I sheepishly bypassed the masses of Chinese nationals outside the US embassy, my blue passport a golden ticket to cut in line, and started filling out a form at the area for US citizen services. When the notary called me up, he had me raise my right hand and swear that I had never been married, before he pressed an eagle-bearing seal into the plain white paper. He was the first person to congratulate me on my upcoming nuptials. 

The US embassy’s form was written in both English and Chinese, but my soon-to-be husband’s home country, Canada, only printed its statement in English and French. Knowing we would need a Chinese translation, I typed it out myself in a Word document and ran my final text by my Chinese teachers. To this day, I cannot fathom why I thought this layman’s translation would be acceptable, considering that practically every bureaucratic step of every bureaucratic process in China must be completed by an arm of the bureaucracy itself. I chalk up my gigantic lapse in judgment to premarital giddiness.  

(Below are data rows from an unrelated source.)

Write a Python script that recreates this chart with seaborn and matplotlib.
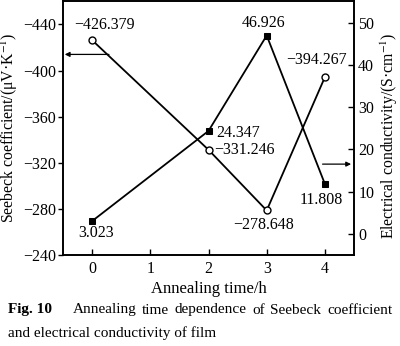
import matplotlib
matplotlib.use("Agg")
import matplotlib.pyplot as plt
import seaborn as sns
import pandas as pd

# Data
time_h = [0, 2, 3, 4]
seebeck = [-426.379, -331.246, -278.648, -394.267]
conductivity = [3.023, 24.347, 46.926, 11.808]
seebeck_ticks = [-440, -400, -360, -320, -280, -240]
cond_ticks = [0, 10, 20, 30, 40, 50]
time_ticks = [0, 1, 2, 3, 4]

sns.set_theme(style="ticks")
plt.rcParams["font.family"] = ["Liberation Serif", "DejaVu Serif"]
plt.rcParams["mathtext.fontset"] = "stix"
FS_TICK = 11.5
FS_VAL = 11.5
FS_LABEL = 11.3
FS_CAP = 11

fig = plt.figure(figsize=(4.0, 3.46), dpi=100)
ax = fig.add_axes([0.1575, 0.263, 0.7275, 0.733])
ax2 = ax.twinx()

df_s = pd.DataFrame({"t": time_h, "s": seebeck})
df_c = pd.DataFrame({"t": time_h, "c": conductivity})

sns.lineplot(data=df_s, x="t", y="s", ax=ax, color="black", lw=1.3,
             marker="o", markersize=5, markerfacecolor="white",
             markeredgecolor="black", markeredgewidth=1.0)
sns.lineplot(data=df_c, x="t", y="c", ax=ax2, color="black", lw=1.3,
             marker="s", markersize=4.5, markerfacecolor="black",
             markeredgecolor="black")

ax.set_xlim(-0.5, 4.5)
ax.set_ylim(-240, -460)
ax2.set_ylim(-5, 55)
ax.set_xticks(time_ticks)
ax.set_yticks(seebeck_ticks)
ax2.set_yticks(cond_ticks)

ax.tick_params(axis="x", direction="in", length=4, width=1, pad=4, labelsize=FS_TICK, colors="black")
ax.tick_params(axis="y", direction="out", length=3.5, width=1, pad=1.5, labelsize=FS_TICK, colors="black")
ax2.tick_params(axis="y", direction="in", length=4, width=1, pad=3, labelsize=FS_TICK, colors="black")
for a in (ax, ax2):
    for sp in a.spines.values():
        sp.set_visible(True)
        sp.set_color("black")
        sp.set_linewidth(1.2)

ax.set_xlabel("Annealing time/h", fontsize=12, color="black")
ax.set_ylabel("Seebeck coefficient/(μV·K$^{-1}$)", fontsize=FS_LABEL, color="black")
ax2.set_ylabel("Electrical conductivity/(S·cm$^{-1}$)", fontsize=FS_LABEL, color="black",
               rotation=90)
ax.xaxis.label.set_va("center")
ax.xaxis.set_label_coords(0.5, -0.134)
ax.yaxis.label.set_va("center")
ax.yaxis.set_label_coords(-0.185, 0.5)
ax2.yaxis.label.set_va("center")
ax2.yaxis.set_label_coords(1.12, 0.47)

# Value labels
s_offsets = [(12, 15, "center"), (6, 0, "left"), (-3, -15, "center"), (-8, 17, "center")]
for t, v, (dx, dy, ha) in zip(time_h, seebeck, s_offsets):
    ax.annotate(f"{v:.3f}".replace("-", "\u2212"), (t, v), xytext=(dx * 0.72, dy * 0.72),
                textcoords="offset points", ha=ha, va="center", fontsize=FS_VAL, color="black")
c_offsets = [(4, -12, "center"), (8, -2, "left"), (-3, 13, "center"), (-4, -16, "center")]
for t, v, (dx, dy, ha) in zip(time_h, conductivity, c_offsets):
    ax2.annotate(f"{v:.3f}", (t, v), xytext=(dx * 0.72, dy * 0.72),
                 textcoords="offset points", ha=ha, va="center", fontsize=FS_VAL, color="black")

# Arrows pointing to each series' axis
ax.annotate("", xy=(-0.47, -414), xytext=(0.29, -414),
            arrowprops=dict(arrowstyle="-|>", color="black", lw=0.9, mutation_scale=7,
                            shrinkA=0, shrinkB=0))
ax2.annotate("", xy=(4.45, 16.5), xytext=(3.96, 16.5),
             arrowprops=dict(arrowstyle="-|>", color="black", lw=0.9, mutation_scale=7,
                             shrinkA=0, shrinkB=0))

# Caption (justified first line)
fig.canvas.draw()
renderer = fig.canvas.get_renderer()
y1 = 1 - 310 / 346
y2 = 1 - 333 / 346
x_left, x_right = 8 / 400, 392 / 400
fig.text(x_left, y1, "Fig. 10", fontsize=FS_CAP, fontweight="bold", va="center", color="black")
words = "Annealing time dependence of Seebeck coefficient".split()
start = 73 / 400
arts = [fig.text(0, y1, w, fontsize=FS_CAP, va="center", color="black") for w in words]
widths = [a.get_window_extent(renderer).width / fig.bbox.width for a in arts]
gap = (x_right - start - sum(widths)) / (len(words) - 1)
x = start
for a, w in zip(arts, widths):
    a.set_x(x)
    x += w + gap
fig.text(x_left, y2, "and electrical conductivity of film", fontsize=FS_CAP, va="center", color="black")

fig.savefig("out.png", dpi=100)
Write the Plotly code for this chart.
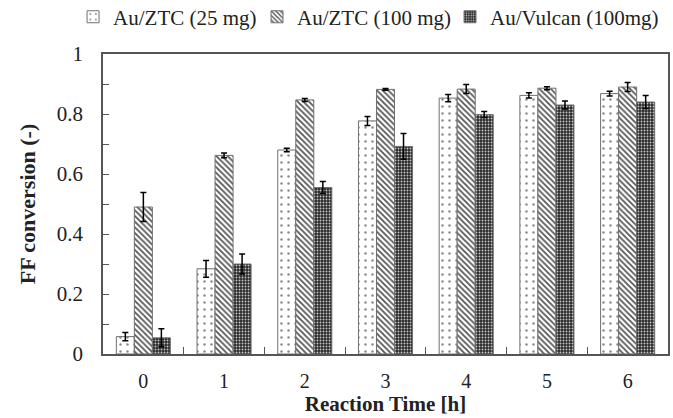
import plotly.graph_objects as go

categories = ["0", "1", "2", "3", "4", "5", "6"]
series_names = ["Au/ZTC (25 mg)", "Au/ZTC (100 mg)", "Au/Vulcan (100mg)"]
ztc25 = [0.058, 0.284, 0.680, 0.777, 0.853, 0.862, 0.868]
ztc25_err = [0.014, 0.028, 0.006, 0.015, 0.012, 0.009, 0.008]
ztc100 = [0.490, 0.662, 0.847, 0.882, 0.883, 0.886, 0.890]
ztc100_err = [0.048, 0.008, 0.005, 0.003, 0.015, 0.005, 0.015]
vulcan = [0.054, 0.300, 0.555, 0.692, 0.798, 0.830, 0.840]
vulcan_err = [0.030, 0.033, 0.020, 0.043, 0.010, 0.013, 0.022]

FONT = "Liberation Serif, Times New Roman, serif"
TXT = "#222222"

styles = [
    dict(bg="white", fg="#8a8a8a", shape=".", size=7, solidity=0.1),
    dict(bg="white", fg="#555555", shape="\\", size=4, solidity=0.45),
    dict(bg="#2a2a2a", fg="#c8c8c8", shape=".", size=3, solidity=0.3),
]
legend_ids = ["legend", "legend2", "legend3"]
legend_x = [-0.053, 0.2726, 0.6142]

fig = go.Figure()
for name, vals, errs, st, lg in zip(series_names, [ztc25, ztc100, vulcan],
                                     [ztc25_err, ztc100_err, vulcan_err], styles, legend_ids):
    fig.add_trace(go.Bar(
        name=name, x=categories, y=vals, legend=lg,
        error_y=dict(type="data", array=errs, color="black", thickness=1.5, width=3),
        marker=dict(
            color=st["bg"],
            line=dict(color="#707070", width=1),
            pattern=dict(shape=st["shape"], fgcolor=st["fg"], bgcolor=st["bg"],
                         size=st["size"], solidity=st["solidity"], fillmode="replace"),
        ),
    ))

legend_common = dict(orientation="h", xanchor="left", y=1.123, yanchor="middle",
                     font=dict(family=FONT, size=21, color=TXT),
                     bgcolor="rgba(0,0,0,0)")
fig.update_layout(
    width=673, height=418,
    margin=dict(l=103, r=5, t=54, b=64, autoexpand=False),
    paper_bgcolor="white", plot_bgcolor="white",
    barmode="group", bargap=0.33, bargroupgap=0,
    font=dict(family=FONT, size=21, color=TXT),
    showlegend=True,
    legend=dict(x=legend_x[0], **legend_common),
    legend2=dict(x=legend_x[1], **legend_common),
    legend3=dict(x=legend_x[2], **legend_common),
)
fig.update_xaxes(
    type="category", tickson="boundaries", ticks="inside", ticklen=7,
    tickcolor="#555555", showline=True, linecolor="#555555", linewidth=1.5,
    mirror=True, showgrid=False, ticklabelstandoff=8,
    tickfont=dict(family=FONT, size=20, color=TXT),
    title=dict(text="<b>Reaction Time [h]</b>", font=dict(family=FONT, size=21, color=TXT),
               standoff=4),
)
fig.update_yaxes(
    range=[0, 1], dtick=0.2, ticks="inside", ticklen=6, tickcolor="#555555",
    minor=dict(dtick=0.1, ticks="inside", ticklen=6, tickcolor="#555555"),
    showline=True, linecolor="#555555", linewidth=1.5, mirror=True,
    showgrid=False, zeroline=False, ticklabelstandoff=14,
    tickformat="~g",
    tickfont=dict(family=FONT, size=21, color=TXT),
    title=dict(text="<b>FF conversion (-)</b>", font=dict(family=FONT, size=22, color=TXT),
               standoff=15),
)

fig.write_html("out.html")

Because my mother’s visit coincided with a local holiday, the marriage registration office would only be open on one day that worked with all of our schedules. The office occupied the second floor of a senior citizen services center in an old Beijing hutong. I clicked in on high heels, decked out in a dress flecked with glitter from a peach rose bouquet my mom had bought for the occasion. My fiancé’s tie dangled above the registration table as he leaned over to hand the office worker our papers. Our formalwear was a magnet for stares amongst the other couples’ track pants and sneakers. 

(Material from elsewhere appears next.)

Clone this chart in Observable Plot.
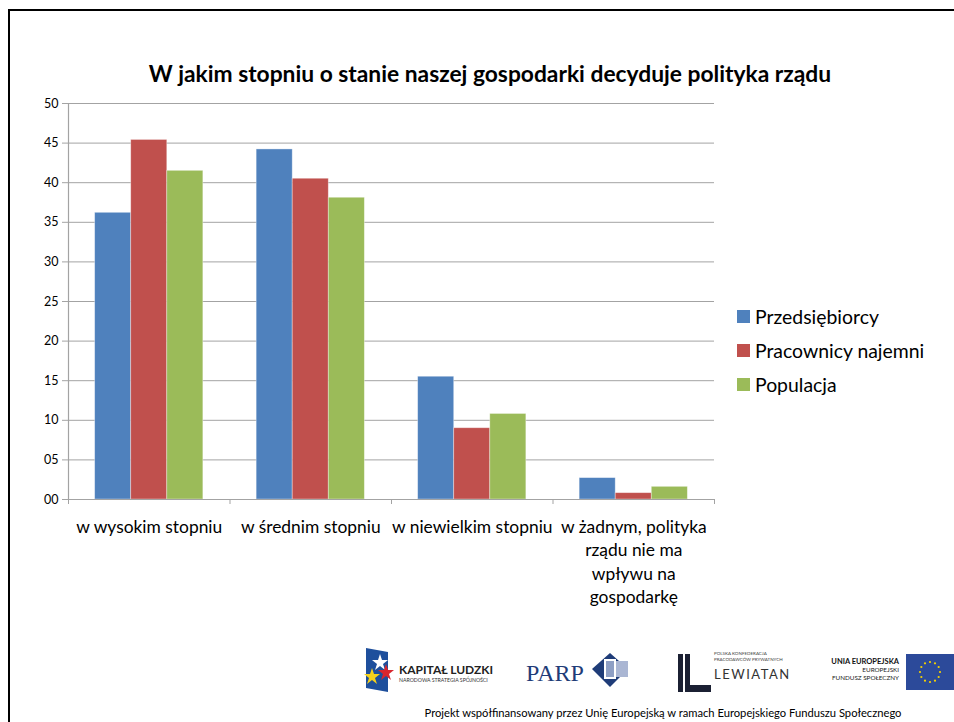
<!DOCTYPE html>
<html>
<head>
<meta charset="utf-8">
<script src="https://cdn.jsdelivr.net/npm/d3@7"></script>
<script src="https://cdn.jsdelivr.net/npm/@observablehq/plot@0.6"></script>
<style>
  html, body { margin: 0; padding: 0; background: #fff; }
  #page { position: relative; width: 954px; height: 722px; overflow: hidden; font-family: Lato, "Open Sans", sans-serif; }
  #title { position: absolute; left: 0; width: 980px; top: 59px; text-align: center; font-weight: bold; font-size: 22.8px; color: #000; }
  #chart { position: absolute; left: 0; top: 0; }
  #legend { position: absolute; left: 737px; top: 299px; font-size: 19.4px; color: #000; }
  .li { display: flex; align-items: center; height: 34px; }
  .sw { width: 13px; height: 13px; margin-right: 5px; }
  .bt { position: absolute; background: #000; }
  #footer { position: absolute; left: 0; top: 0; }
</style>
</head>
<body>
<div id="page">
  <div class="bt" style="left:8px;top:9px;width:946px;height:2px"></div>
  <div class="bt" style="left:8px;top:9px;width:2px;height:713px"></div>
  <div id="title">W jakim stopniu o stanie naszej gospodarki decyduje polityka rządu</div>
  <div id="chart"></div>
  <div id="legend"></div>
  <svg id="footer" width="954" height="722" style="pointer-events:none">
    <!-- Kapitał Ludzki -->
    <path d="M366,648 L388,652 L388,692 L366,688 Z" fill="#1e4f9c"/>
    <polygon points="380,654 382,660 388,660 383,664 385,670 380,666 375,670 377,664 372,660 378,660" fill="#fff"/>
    <polygon points="386,664 388,670 394,670 389,674 391,680 386,676 381,680 383,674 378,670 384,670" fill="#d8262e"/>
    <polygon points="372,668 374,674 380,674 375,678 377,684 372,680 367,684 369,678 364,674 370,674" fill="#f6d21b"/>
    <text x="399" y="674" font-family="Lato, sans-serif" font-weight="bold" font-size="12" fill="#222">KAPITAŁ LUDZKI</text>
    <text x="399" y="682" font-family="Lato, sans-serif" font-size="5.2" fill="#333">NARODOWA STRATEGIA SPÓJNOŚCI</text>
    <!-- PARP -->
    <text x="526" y="681" font-family="'Liberation Serif', serif" font-size="24" fill="#1f3c78">PARP</text>
    <polygon points="610,653 628,669 610,687 592,669" fill="#1f3c78"/>
    <rect x="604" y="659" width="12" height="20" fill="#fff"/>
    <rect x="606" y="661" width="8" height="16" fill="#8e9fc4"/>
    <rect x="616" y="661" width="12" height="16" fill="#aab6d3"/>
    <!-- Lewiatan -->
    <rect x="678" y="654" width="5" height="38" fill="#1b2033"/>
    <rect x="685" y="654" width="5" height="38" fill="#1b2033"/>
    <rect x="685" y="685" width="26" height="7" fill="#1b2033"/>
    <text x="714" y="655" font-family="Lato, sans-serif" font-size="4.5" fill="#444">POLSKA KONFEDERACJA</text>
    <text x="714" y="661" font-family="Lato, sans-serif" font-size="4.5" fill="#444">PRACODAWCÓW PRYWATNYCH</text>
    <text x="714" y="679" font-family="Lato, sans-serif" font-size="13" letter-spacing="1.5" fill="#333">LEWIATAN</text>
    <!-- UE -->
    <text x="899" y="664" text-anchor="end" font-family="Lato, sans-serif" font-weight="bold" font-size="7.5" fill="#111">UNIA EUROPEJSKA</text>
    <text x="899" y="672" text-anchor="end" font-family="Lato, sans-serif" font-size="6.3" fill="#222">EUROPEJSKI</text>
    <text x="899" y="680" text-anchor="end" font-family="Lato, sans-serif" font-size="6.3" fill="#222">FUNDUSZ SPOŁECZNY</text>
    <rect x="906" y="654" width="48" height="36" fill="#2c4a9a"/>
    <g fill="#f5d300" id="stars"></g>
    <text x="663" y="717" text-anchor="middle" font-family="Lato, sans-serif" font-size="11.2" fill="#000">Projekt współfinansowany przez Unię Europejską w ramach Europejskiego Funduszu Społecznego</text>
  </svg>
</div>
<script>
// ---- data ----
const categories = [
  "w wysokim stopniu",
  "w średnim stopniu",
  "w niewielkim stopniu",
  "w żadnym, polityka\nrządu nie ma\nwpływu na\ngospodarkę"
];
const seriesNames = ["Przedsiębiorcy", "Pracownicy najemni", "Populacja"];
const przedsiebiorcy = [36.2, 44.2, 15.5, 2.7];
const pracownicyNajemni = [45.4, 40.5, 9.0, 0.8];
const populacja = [41.5, 38.1, 10.8, 1.6];
const seriesColors = ["#4F81BD", "#C0504D", "#9BBB59"];
const yTicks = [0, 5, 10, 15, 20, 25, 30, 35, 40, 45, 50];

// ---- table ----
const seriesValues = [przedsiebiorcy, pracownicyNajemni, populacja];
const groupFill = 0.67;                  // share of a category band covered by bars
const barW = groupFill / seriesNames.length;
const table = [];
categories.forEach((c, i) => {
  seriesNames.forEach((s, j) => {
    const x1 = i + (1 - groupFill) / 2 + j * barW;
    table.push({category: c, series: s, value: seriesValues[j][i], x1, x2: x1 + barW});
  });
});
const catCenters = categories.map((c, i) => i + 0.5);
const catBounds = d3.range(categories.length + 1);

const grid = "#a3a3a3";
const chart = Plot.plot({
  width: 954,
  height: 640,
  marginLeft: 68,
  marginRight: 240,
  marginTop: 103,
  marginBottom: 141,
  style: {fontFamily: "Lato, 'Open Sans', sans-serif", background: "transparent", overflow: "visible"},
  x: {type: "linear", domain: [0, categories.length], axis: null},
  y: {domain: [0, 50], axis: null, label: null},
  color: {domain: seriesNames, range: seriesColors},
  marks: [
    Plot.ruleY(yTicks.slice(1), {stroke: grid, strokeWidth: 1}),
    Plot.rectY(table, {x1: "x1", x2: "x2", y: "value", fill: "series", stroke: "#ffffff", strokeOpacity: 0.45, strokeWidth: 0.8}),
    Plot.ruleY([0], {stroke: grid, strokeWidth: 1.2}),
    Plot.ruleX([0], {stroke: grid, strokeWidth: 1.2}),
    Plot.axisY({ticks: yTicks, tickFormat: d3.format("02d"), tickSize: 6, tickPadding: 4, fontSize: 12.5, stroke: grid, color: "#000", label: null}),
    Plot.axisX({ticks: catBounds, tickFormat: () => "", tickSize: 5, stroke: grid, label: null}),
    Plot.axisX({ticks: catCenters, tickFormat: (d) => categories[Math.round(d - 0.5)], tickSize: 0, tickPadding: 17, fontSize: 17.4, lineHeight: 1.34, color: "#000", label: null})
  ]
});
document.getElementById("chart").appendChild(chart);

// legend
const leg = document.getElementById("legend");
seriesNames.forEach((s, j) => {
  const d = document.createElement("div");
  d.className = "li";
  d.innerHTML = `<span class="sw" style="background:${seriesColors[j]}"></span><span>${s}</span>`;
  leg.appendChild(d);
});

// EU flag stars
const g = document.getElementById("stars");
for (let k = 0; k < 12; k++) {
  const a = k * Math.PI / 6;
  const c = document.createElementNS("http://www.w3.org/2000/svg", "circle");
  c.setAttribute("cx", 930 + 10 * Math.cos(a));
  c.setAttribute("cy", 672 + 10 * Math.sin(a));
  c.setAttribute("r", 1.1);
  g.appendChild(c);
}
</script>
</body>
</html>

It wouldn’t have been a true China marriage unless a hiccup gave the otherwise smooth procedure an interesting wrinkle. The stern-faced clerk announced that since one of our Chinese translations wasn’t done by an official company, we couldn’t get married. In an attempt to squeak past this rule, we wheedled. We argued. But nothing we said could shift her stance or crack her facial expression. We began to despair that my mother wouldn’t be able to see us sign the papers – it was nearly 3 PM, and our appointment period ended at 4.  

A less impassive staffer suggested we find a nearby translation office; the translation shouldn’t take long. I did a quick Baidu Maps search to suss out the closest contenders. Four years in China had taught me to call ahead to confirm that the venues in question were manned or even existent, so I began dialing down the list of search results. The first was closed and the second had long been out of business, but eventually I got ahold of a man who assured me he was indeed open and able to translate a one-page document within 15 minutes. His office was nearly three kilometers away. Being the only person present in flat shoes, my fiancé volunteered to flag down a cab and rush the document over, leaving my mom and I to wring our hands in the waiting area, willing him to return in time.  

Just shy of 4 PM, beaming, he sprinted back into the office like a comic book superhero. The staffers must have been secretly rooting for us, because they ushered us into the marriage registration room, even though we were practically out of time. We sat down across from yet another clerk and giddily began filling in forms, scribbling out passport numbers and dates of birth. After my camera-toting mom was told that photos weren’t allowed, she just became sneakier with her snapshots.  

The clerk stamped our completed forms and adhered our couple photos into small red booklets that bore the date and our names; the Chinese version of a marriage certificate. She handed these to us with a quick “congratulations.” I couldn’t believe it. We were married! 

Although the official paperwork was complete, social customs demanded one final step. We walked down the hall to the room in which couples hold up their red booklets in their first photos as husband and wife. The corny, bright red backdrop was adorned with fireworks, Chinese lanterns and drawings of lion dancers, but I loved every cheesy detail. We took some 20 photos in a row that day, and there’s not a bad shot among them. We couldn’t stop smiling.